The last time this happened to us, the email itself didn’t give us any clues, because it looked like business as usual. No “We’ve missed you!” or “We’re back in the email business again!”
It was confusing and a little bizarre – and too late, because we had already moved on to the competition. So, we unsubscribed. Connection lost!
You can relaunch your email program successfully if you follow these two strategies: avoid disaster, and re-introduce yourself slowly. (If you’ve been emailing all along and want to win back lapsed customers, follow these tips for reactivation.)
1.) Avoid the fast track to disaster.
There’s nothing wrong with trying to restart a defunct email program. Those email addresses probably cost you a good chunk of change to acquire. But, you can damage your email program permanently if you start sending again as if nothing had happened.
Leave invalids alone: The most dangerous scenario in restarting a list is resending messages to invalid addresses. These are hard-bouncing addresses that ISPs have reported as undeliverable, because the account was closed or didn’t exist.
- False-positives – a valid address reported incorrectly as invalid – are rare, but they happen often enough to give senders hope that they can resurrect at least a few. The problem is that you might have one false-positive for every 1,000 invalid addresses. Emailing 999 bad ones to find one good one could get you blacklisted or banned from the major ISPs.
Note: Don’t assume you can skip this step even if your list was 100% opt-in. Times change; people forget. Why risk your sender rep or deliverability?
Beware elderly addresses: Old addresses can be toxic to your list health and sender reputation, too. Some have gone invalid; others have been abandoned by subscribers.
Or, they could have been repurposed into “honeypots” designed to trap spammers. You’ll jeopardize your ability to deliver to most ISPs if you hit too many of those addresses, too.
2.) Relaunch right: Go slowly, and introduce yourself.

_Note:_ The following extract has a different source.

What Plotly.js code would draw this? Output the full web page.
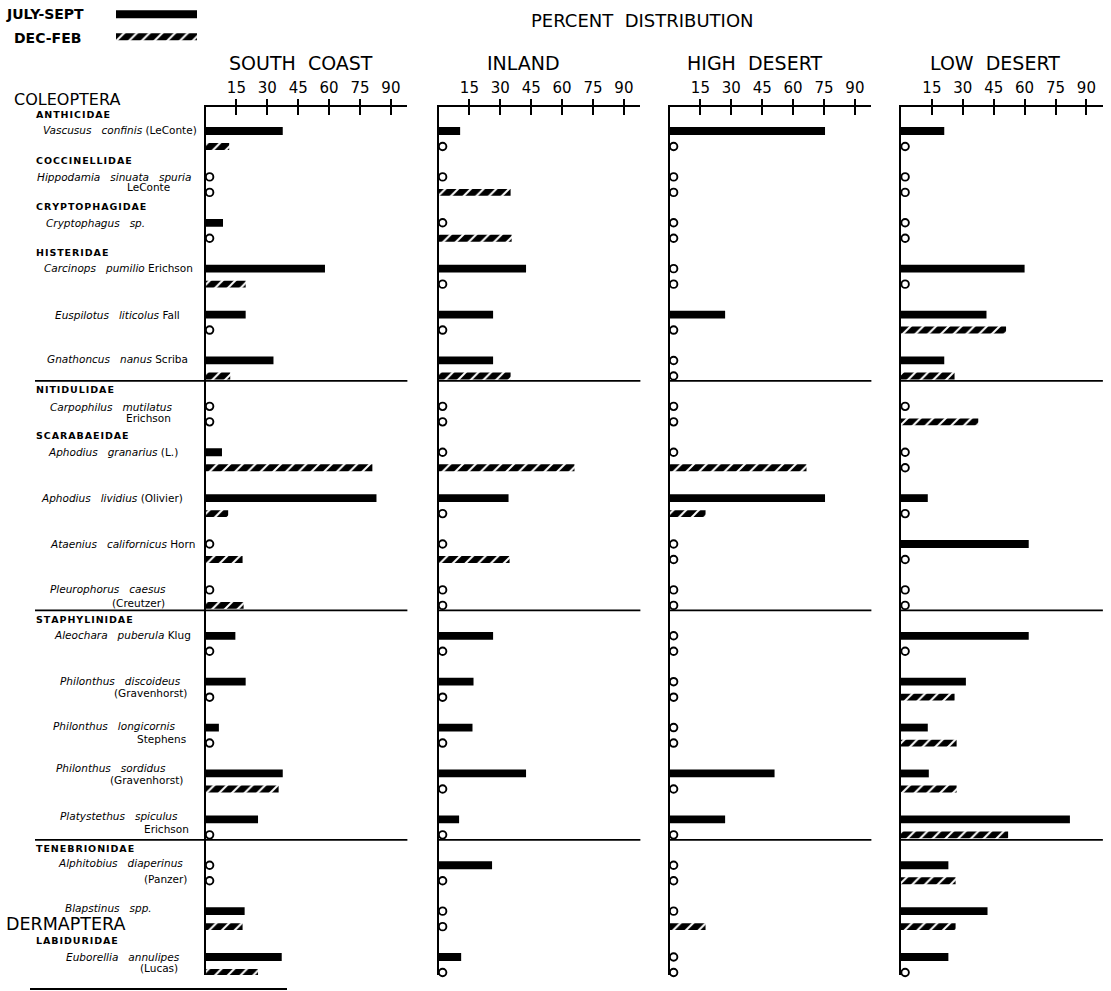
<!DOCTYPE html>
<html><head><meta charset="utf-8">
<script src="https://cdn.plot.ly/plotly-3.0.1.min.js"></script>
<style>html,body{margin:0;padding:0;background:#fff}</style>
</head><body><div id="chart" style="width:1111px;height:991px"></div>
<script>
// ---------------- DATA ----------------
const regions = ['SOUTH COAST', 'INLAND', 'HIGH DESERT', 'LOW DESERT'];
const seasons = ['JULY-SEPT', 'DEC-FEB'];
const tickValues = [15, 30, 45, 60, 75, 90];
const orderNames = ['COLEOPTERA', 'DERMAPTERA'];
const orderFirstSpecies = [0, 18];
const familyNames = ['ANTHICIDAE', 'COCCINELLIDAE', 'CRYPTOPHAGIDAE', 'HISTERIDAE', 'NITIDULIDAE',
  'SCARABAEIDAE', 'STAPHYLINIDAE', 'TENEBRIONIDAE', 'LABIDURIDAE'];
const familyFirstSpecies = [0, 1, 2, 3, 6, 7, 11, 16, 18];
const speciesNames = ['Vascusus confinis', 'Hippodamia sinuata spuria', 'Cryptophagus sp.', 'Carcinops pumilio',
  'Euspilotus liticolus', 'Gnathoncus nanus', 'Carpophilus mutilatus', 'Aphodius granarius', 'Aphodius lividius',
  'Ataenius californicus', 'Pleurophorus caesus', 'Aleochara puberula', 'Philonthus discoideus',
  'Philonthus longicornis', 'Philonthus sordidus', 'Platystethus spiculus', 'Alphitobius diaperinus',
  'Blapstinus spp.', 'Euborellia annulipes'];
const speciesAuthors = ['(LeConte)', 'LeConte', '', 'Erichson', 'Fall', 'Scriba', 'Erichson', '(L.)', '(Olivier)',
  'Horn', '(Creutzer)', 'Klug', '(Gravenhorst)', 'Stephens', '(Gravenhorst)', 'Erichson', '(Panzer)', '', '(Lucas)'];
// percent distribution, July-Sept and Dec-Feb, per region
const southCoastJuly = [37.5, 0, 8.5, 58, 19.5, 33, 0, 8, 83, 0, 0, 14.5, 19.5, 6.5, 37.5, 25.5, 0, 19, 37];
const southCoastDec  = [11.5, 0, 0, 19.5, 0, 12, 0, 81, 11, 18, 18.5, 0, 0, 0, 35.5, 0, 0, 18, 25.5];
const inlandJuly     = [10.5, 0, 0, 42.5, 26.5, 26.5, 0, 0, 34, 0, 0, 26.5, 17, 16.5, 42.5, 10, 26, 0, 11];
const inlandDec      = [0, 35, 35.5, 0, 0, 35, 0, 66, 0, 34.5, 0, 0, 0, 0, 0, 0, 0, 0, 0];
const highDesertJuly = [75.5, 0, 0, 0, 27, 0, 0, 0, 75.5, 0, 0, 0, 0, 0, 51, 27, 0, 0, 0];
const highDesertDec  = [0, 0, 0, 0, 0, 0, 0, 66.5, 17.5, 0, 0, 0, 0, 0, 0, 0, 0, 17.5, 0];
const lowDesertJuly  = [21, 0, 0, 60, 41.5, 21, 0, 0, 13, 62, 0, 62, 31.5, 13, 13.5, 82, 23, 42, 23];
const lowDesertDec   = [0, 0, 0, 0, 51, 26, 37.5, 0, 0, 0, 0, 0, 26, 27, 27, 52, 26.5, 26.5, 0];

// ---------------- LAYOUT CONSTANTS ----------------
const W = 1111, H = 991;
const ROW_PX = 45.89, FIRST_ROW_PX = 131;
const DEC_SHIFT = 15.5 / ROW_PX;
const plotTopPx = 106.7, plotBottomPx = 975;
const panelLeftPx = [205.5, 438.5, 669.5, 901];
const PX_PER_UNIT = 2.06, X_MAX = 98;
const ZERO_MARK_X = 2;
const titleCenterPx = [301, 523, 755, 995];
const orderLabelPx = [[12, 100], [4, 924]];
const twoLine = [false, true, false, false, false, false, true, false, false, false, true, false, true, true, true, true, true, false, true];
const labelRightPx = [199, 193, 147, 195, 182, 190, 175, 180, 185, 197, 168, 193, 183, 177, 168, 180, 185, 154, 182];
const authorRightPx = [0, 172, 0, 0, 0, 0, 173, 0, 0, 0, 167, 0, 189, 188, 185, 191, 189, 0, 180];
const line1DyPx = [-1, 0, 0, -1, 0, -1, 1, 0, 0, 0, -1, -1, -1, -2, -5, -3, -2, -3, 0];
const line2DyPx = [0, 10, 0, 0, 0, 0, 12, 0, 0, 0, 13, 0, 11, 11, 7, 10, 14, 0, 11];
const FONT = 'DejaVu Sans';
const SPECIES_FONT = 10.5;

const julyVals = [southCoastJuly, inlandJuly, highDesertJuly, lowDesertJuly];
const decVals = [southCoastDec, inlandDec, highDesertDec, lowDesertDec];
const idx = speciesNames.map((_, i) => i);
const yTop = (plotTopPx - FIRST_ROW_PX) / ROW_PX;
const yBottom = (plotBottomPx - FIRST_ROW_PX) / ROW_PX;
const px2y = px => 1 - px / H;
const nb = s => s.replace(/ /g, '&nbsp;&nbsp;');
const nb3 = s => s.replace(/ /g, '&nbsp;&nbsp;&nbsp;');

const traces = [];
const layout = {
  width: W, height: H, margin: {l: 0, r: 0, t: 0, b: 0},
  paper_bgcolor: '#fff', plot_bgcolor: 'rgba(0,0,0,0)',
  showlegend: false, barmode: 'overlay', hovermode: false,
  font: {family: FONT, color: '#000'},
  annotations: [], shapes: []
};

const hatch = {shape: '/', fgcolor: '#fff', bgcolor: '#000', size: 9, solidity: 0.22, fillmode: 'replace'};

for (let p = 0; p < 4; p++) {
  const suf = p === 0 ? '' : String(p + 1);
  const dom = [panelLeftPx[p] / W, (panelLeftPx[p] + X_MAX * PX_PER_UNIT) / W];
  layout['xaxis' + suf] = {
    domain: dom, range: [0, X_MAX], anchor: 'y' + suf, side: 'top',
    tickvals: tickValues, ticks: 'inside', ticklen: 8, tickwidth: 2, tickcolor: '#000',
    showticklabels: false, showline: true, linewidth: 2, linecolor: '#000',
    showgrid: false, zeroline: false, fixedrange: true
  };
  layout['xaxis' + (p + 5)] = {
    overlaying: 'x' + suf, range: [0, X_MAX], anchor: 'y' + suf, side: 'top',
    tickvals: tickValues, ticktext: tickValues.map(String), ticks: 'outside', ticklen: 7, tickwidth: 2, tickcolor: '#000',
    showticklabels: true, tickfont: {family: FONT, size: 15, color: '#000'},
    showline: false, showgrid: false, zeroline: false, fixedrange: true
  };
  layout['yaxis' + suf] = {
    domain: [px2y(plotBottomPx), px2y(plotTopPx)], range: [yBottom, yTop], anchor: 'x' + suf,
    showline: true, linewidth: 2, linecolor: '#000', showticklabels: false, ticks: '',
    showgrid: false, zeroline: false, fixedrange: true
  };
  const xa = 'x' + suf, ya = 'y' + suf;
  traces.push({type: 'scatter', x: [], y: [], xaxis: 'x' + (p + 5), yaxis: ya, hoverinfo: 'skip'});
  traces.push({
    type: 'bar', orientation: 'h', name: seasons[0], x: julyVals[p], y: idx, width: 0.17,
    marker: {color: '#000', line: {width: 0}}, xaxis: xa, yaxis: ya
  });
  traces.push({
    type: 'bar', orientation: 'h', name: seasons[1], x: decVals[p], y: idx.map(i => i + DEC_SHIFT), width: 0.15,
    marker: {color: '#000', line: {width: 0}, pattern: hatch}, xaxis: xa, yaxis: ya
  });
  // zero markers
  const zx = [], zy = [];
  julyVals[p].forEach((v, i) => { if (v === 0) { zx.push(ZERO_MARK_X); zy.push(i); } });
  decVals[p].forEach((v, i) => { if (v === 0) { zx.push(ZERO_MARK_X); zy.push(i + DEC_SHIFT); } });
  traces.push({
    type: 'scatter', mode: 'markers', x: zx, y: zy, xaxis: xa, yaxis: ya, cliponaxis: false,
    marker: {symbol: 'circle-open', size: 7.5, color: '#000', line: {width: 1.9, color: '#000'}}
  });
  // panel title
  layout.annotations.push({
    xref: 'paper', yref: 'paper', x: titleCenterPx[p] / W, y: px2y(63), xanchor: 'center', yanchor: 'middle',
    text: nb(regions[p]), showarrow: false, font: {family: FONT, size: 19, color: '#000'}
  });
  // dividers
  [5, 10, 15].forEach(i => {
    const yv = i + 20.5 / ROW_PX;
    layout.shapes.push({
      type: 'line', xref: 'paper', yref: ya, x0: (p === 0 ? 35 : panelLeftPx[p]) / W, x1: dom[1], y0: yv, y1: yv,
      line: {color: '#000', width: 1.8}
    });
  });
}

// legend swatches subplot
layout.xaxis9 = {domain: [116 / W, 197 / W], range: [0, 1], anchor: 'y5', visible: false, fixedrange: true};
layout.yaxis5 = {domain: [px2y(48), px2y(3)], anchor: 'x9', type: 'category', autorange: 'reversed', visible: false, fixedrange: true};
traces.push({type: 'bar', orientation: 'h', x: [1], y: [seasons[0]], width: 0.36, xaxis: 'x9', yaxis: 'y5',
  marker: {color: '#000', line: {width: 0}}});
traces.push({type: 'bar', orientation: 'h', x: [1], y: [seasons[1]], width: 0.31, xaxis: 'x9', yaxis: 'y5',
  marker: {color: '#000', line: {width: 0}, pattern: hatch}});
layout.annotations.push({xref: 'paper', yref: 'paper', x: 4 / W, y: px2y(14), xanchor: 'left', yanchor: 'middle',
  text: '<b>' + seasons[0] + '</b>', showarrow: false, font: {family: FONT, size: 14, color: '#000'}});
layout.annotations.push({xref: 'paper', yref: 'paper', x: 12 / W, y: px2y(38), xanchor: 'left', yanchor: 'middle',
  text: '<b>' + seasons[1] + '</b>', showarrow: false, font: {family: FONT, size: 14, color: '#000'}});

// overall title
layout.annotations.push({xref: 'paper', yref: 'paper', x: 642 / W, y: px2y(20), xanchor: 'center', yanchor: 'middle',
  text: nb('PERCENT DISTRIBUTION'), showarrow: false, font: {family: FONT, size: 18, color: '#000'}});

// order labels
orderNames.forEach((o, k) => {
  layout.annotations.push({xref: 'paper', yref: 'paper', x: orderLabelPx[k][0] / W, y: px2y(orderLabelPx[k][1]),
    xanchor: 'left', yanchor: 'middle', text: o, showarrow: false,
    font: {family: FONT, size: k === 0 ? 16 : 17.5, color: '#000'}});
});
// family labels
familyNames.forEach((f, k) => {
  layout.annotations.push({xref: 'paper', yref: 'y', x: 34 / W, y: familyFirstSpecies[k] - 16.5 / ROW_PX,
    xanchor: 'left', yanchor: 'middle', text: '<b>' + f.split('').join('&#8202;') + '</b>', showarrow: false,
    font: {family: FONT, size: 9.5, color: '#000'}});
});
// species labels
speciesNames.forEach((s, i) => {
  const it = '<i>' + nb3(s) + '</i>';
  if (twoLine[i]) {
    layout.annotations.push({xref: 'paper', yref: 'y', x: labelRightPx[i] / W, y: i + line1DyPx[i] / ROW_PX,
      xanchor: 'right', yanchor: 'middle', text: it, showarrow: false, font: {family: FONT, size: SPECIES_FONT, color: '#000'}});
    layout.annotations.push({xref: 'paper', yref: 'y', x: authorRightPx[i] / W, y: i + line2DyPx[i] / ROW_PX,
      xanchor: 'right', yanchor: 'middle', text: speciesAuthors[i], showarrow: false, font: {family: FONT, size: SPECIES_FONT, color: '#000'}});
  } else {
    const txt = speciesAuthors[i] ? it + '&nbsp;' + speciesAuthors[i] : it;
    layout.annotations.push({xref: 'paper', yref: 'y', x: labelRightPx[i] / W, y: i + line1DyPx[i] / ROW_PX,
      xanchor: 'right', yanchor: 'middle', text: txt, showarrow: false, font: {family: FONT, size: SPECIES_FONT, color: '#000'}});
  }
});
// bottom rule
layout.shapes.push({type: 'line', xref: 'paper', yref: 'paper', x0: 30 / W, x1: 287 / W, y0: px2y(989), y1: px2y(989),
  line: {color: '#000', width: 1.8}});

Plotly.newPlot('chart', traces, layout, {displayModeBar: false, staticPlot: true});
</script>
</body></html>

Remove all potentially troublesome addresses before you send: You knew this was coming, right? But we aren’t saying that just because FreshAddress is in the business of removing old, malformed, toxic and invalid addresses.
We’re in this business because we know that your email address database is one of your greatest business assets, and you must do everything you can to protect and nurture that asset.

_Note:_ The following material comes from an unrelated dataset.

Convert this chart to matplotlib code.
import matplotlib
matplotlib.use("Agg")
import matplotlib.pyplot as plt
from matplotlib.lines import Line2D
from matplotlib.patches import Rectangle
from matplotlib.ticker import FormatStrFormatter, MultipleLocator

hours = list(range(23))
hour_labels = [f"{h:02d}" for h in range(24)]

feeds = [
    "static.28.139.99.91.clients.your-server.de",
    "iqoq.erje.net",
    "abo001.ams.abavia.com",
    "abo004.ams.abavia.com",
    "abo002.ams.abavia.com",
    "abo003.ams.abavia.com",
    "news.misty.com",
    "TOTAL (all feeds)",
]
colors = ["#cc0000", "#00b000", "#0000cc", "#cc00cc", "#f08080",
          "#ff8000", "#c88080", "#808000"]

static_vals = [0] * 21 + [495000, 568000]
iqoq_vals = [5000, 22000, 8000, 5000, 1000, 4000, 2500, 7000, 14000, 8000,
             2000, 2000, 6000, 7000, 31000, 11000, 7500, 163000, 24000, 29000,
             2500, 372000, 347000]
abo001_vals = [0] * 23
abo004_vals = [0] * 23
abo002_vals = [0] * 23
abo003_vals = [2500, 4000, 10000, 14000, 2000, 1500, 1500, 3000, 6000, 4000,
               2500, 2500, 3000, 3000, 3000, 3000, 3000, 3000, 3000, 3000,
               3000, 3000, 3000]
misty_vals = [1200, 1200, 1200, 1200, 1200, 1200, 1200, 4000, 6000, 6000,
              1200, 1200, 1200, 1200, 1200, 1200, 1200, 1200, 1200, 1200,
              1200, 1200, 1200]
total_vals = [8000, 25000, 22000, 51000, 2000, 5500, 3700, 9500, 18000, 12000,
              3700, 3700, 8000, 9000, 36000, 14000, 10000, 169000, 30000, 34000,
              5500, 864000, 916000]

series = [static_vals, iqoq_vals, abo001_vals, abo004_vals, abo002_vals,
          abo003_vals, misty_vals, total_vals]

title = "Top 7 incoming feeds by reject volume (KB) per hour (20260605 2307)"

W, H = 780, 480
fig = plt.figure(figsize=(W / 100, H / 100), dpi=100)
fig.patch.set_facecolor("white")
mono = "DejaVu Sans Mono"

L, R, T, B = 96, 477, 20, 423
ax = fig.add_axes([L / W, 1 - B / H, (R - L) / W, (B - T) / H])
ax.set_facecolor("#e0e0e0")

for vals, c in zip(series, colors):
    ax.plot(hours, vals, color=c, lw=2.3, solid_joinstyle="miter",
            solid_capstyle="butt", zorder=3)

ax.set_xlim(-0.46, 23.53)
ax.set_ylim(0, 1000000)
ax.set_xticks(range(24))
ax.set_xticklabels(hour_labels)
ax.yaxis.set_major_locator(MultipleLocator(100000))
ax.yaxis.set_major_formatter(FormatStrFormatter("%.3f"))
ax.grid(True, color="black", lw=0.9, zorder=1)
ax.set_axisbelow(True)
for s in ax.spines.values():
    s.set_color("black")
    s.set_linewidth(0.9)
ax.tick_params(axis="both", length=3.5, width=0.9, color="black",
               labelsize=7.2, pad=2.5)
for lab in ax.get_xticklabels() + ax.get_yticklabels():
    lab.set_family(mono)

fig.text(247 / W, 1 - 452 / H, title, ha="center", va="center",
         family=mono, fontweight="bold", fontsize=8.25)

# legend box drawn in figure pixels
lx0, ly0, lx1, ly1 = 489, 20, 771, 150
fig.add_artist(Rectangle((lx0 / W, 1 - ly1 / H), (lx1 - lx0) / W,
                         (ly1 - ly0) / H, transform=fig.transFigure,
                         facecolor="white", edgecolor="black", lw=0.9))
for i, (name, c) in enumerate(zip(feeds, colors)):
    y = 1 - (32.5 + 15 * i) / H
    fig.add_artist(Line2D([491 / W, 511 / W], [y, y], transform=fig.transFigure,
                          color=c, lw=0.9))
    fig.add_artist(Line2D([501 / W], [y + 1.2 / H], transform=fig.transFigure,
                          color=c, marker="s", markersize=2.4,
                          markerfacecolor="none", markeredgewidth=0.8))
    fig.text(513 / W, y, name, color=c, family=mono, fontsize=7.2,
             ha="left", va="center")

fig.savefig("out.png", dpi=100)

Removing problem addresses with SafeToSend is not a long, complicated process, and it will save you time, money and frustration in the long run.

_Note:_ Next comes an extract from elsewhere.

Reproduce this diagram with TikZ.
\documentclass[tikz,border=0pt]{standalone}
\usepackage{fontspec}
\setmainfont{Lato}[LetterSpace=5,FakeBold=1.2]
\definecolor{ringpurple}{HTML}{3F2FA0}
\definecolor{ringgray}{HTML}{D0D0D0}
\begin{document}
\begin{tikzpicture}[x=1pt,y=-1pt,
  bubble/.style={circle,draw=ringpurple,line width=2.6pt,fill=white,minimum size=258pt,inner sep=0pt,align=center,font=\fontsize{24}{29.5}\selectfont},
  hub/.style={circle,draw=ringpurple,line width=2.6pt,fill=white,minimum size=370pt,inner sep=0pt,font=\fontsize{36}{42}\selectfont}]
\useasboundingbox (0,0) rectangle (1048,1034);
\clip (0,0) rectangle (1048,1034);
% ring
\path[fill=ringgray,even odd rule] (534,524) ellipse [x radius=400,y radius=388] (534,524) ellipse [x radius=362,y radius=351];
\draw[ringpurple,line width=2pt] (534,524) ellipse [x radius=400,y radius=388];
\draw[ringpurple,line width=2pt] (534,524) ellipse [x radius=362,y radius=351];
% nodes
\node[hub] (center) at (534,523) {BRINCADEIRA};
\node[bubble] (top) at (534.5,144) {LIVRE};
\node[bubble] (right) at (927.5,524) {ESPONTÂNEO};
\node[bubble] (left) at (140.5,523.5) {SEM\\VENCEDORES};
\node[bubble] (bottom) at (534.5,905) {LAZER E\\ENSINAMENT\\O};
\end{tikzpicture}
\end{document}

Re-introduce yourself: Nobody likes to be ghosted. The more sending cycles you skip, the more likely your brand will fall off the radar. Research shows consumers maintain contact with 12 to 16 brands in their inboxes. To keep your position in the magic circle, you need to email regularly.
The first message you send after you lift your email blackout will probably be the most important one, because it must re-engage your customers and explain why you’re popping up in the inbox again.
Choose everything – the sender name, the subject line and the message content – with utmost care.
- Sender name: Feature your brand or newsletter name. No email addresses!
- Subject line: Show that this email is not business as usual. Some possibilities that we’ve collected over the years:
- “We’re back! Did you miss us?”
- “Brand X is back in the email business!”
- “We’re back and would love to reconnect.”
- “Sorry for the long silence …”
- Message content: Remind subscribers that they had previously opted in for your messages and that you are restarting the email connection. Restate your email benefits and value proposition. Include a prominent unsubscribe button or link. Yes, you want subscribers to stick around, but an easy opt-out is better than clicking the spam button.
Next, track activity closely on your relaunch message and the next series of emails to see who’s acting on them and who isn’t.
Finally, stick to your email cycle. If you don’t have the employee resources, hire a contractor to run it for you. Simplify your messages, and rethink your strategy to make it more manageable.
Regular messages build engagement, brand recognition and business. They also help keep your list healthy and productive, which is the best way to care for this essential business asset.